The buyer should not execute any quit claim deed or transfer notice until advised to do so by Gold Rush Expeditions, Inc. Gold Rush Expeditions, Inc. is not responsible for client errors in paper work, filings or submissions. Gold Rush Expeditions, Inc. will not accept any Quit Claim deeds as returns until the time that they are requested as part of the process.

Gold Rush Expeditions, Inc is required to validate condition, ownership, existing and pre-existing characteristics prior to accepting and processing any returns.
Once the claim has been physically evaluated and approved for Return, the documentation process will begin. This process includes the following elements:
1. Client will provide positive proof that mining claim is valid and active, including annual assessment payments being paid to current. (This can take 30-90 days depending on BLM office.) Elements to be provided by the client to Gold Rush Expeditions, Inc. are:
a. Receipt for payment of assessments noting claim IDs.

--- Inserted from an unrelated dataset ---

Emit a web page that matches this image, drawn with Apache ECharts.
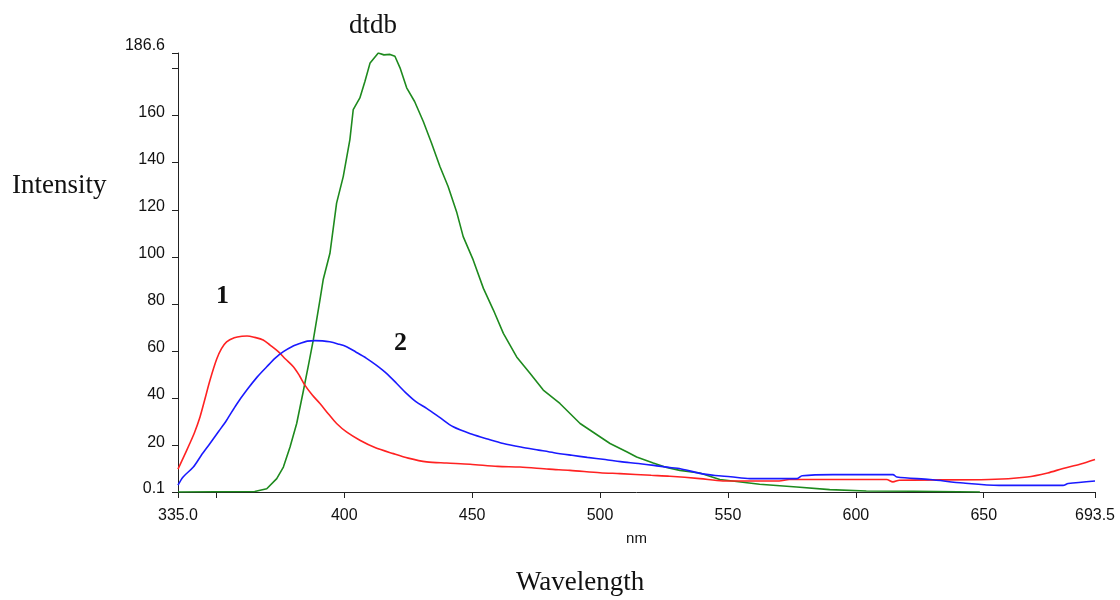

b. Validation through the LR2000 that the claim is active and paid in full through the current assessment year. (No small miner’s waivers accepted).

2. Upon written request of Gold Rush Expeditions, Inc., the Client will complete an Official Quit Claim deed, to be signed and notarized. This quit claim deed will transfer 100% interest in the said Mining Claim(s) from the client (must match claim owner name on LR2000) to Gold Rush Expeditions, Inc. The client is responsible to file this document with the proper county and BLM offices and return this document to Gold Rush Expeditions, Inc. when recorded.
3. Gold Rush Expeditions, Inc. will verify transfer of interest from Client to Gold Rush Expeditions, Inc. at the BLM Offices.
4. Gold Rush Expeditions, Inc. will verify recordation and transfer of interest from Client to Gold Rush Expeditions, Inc. at required County offices.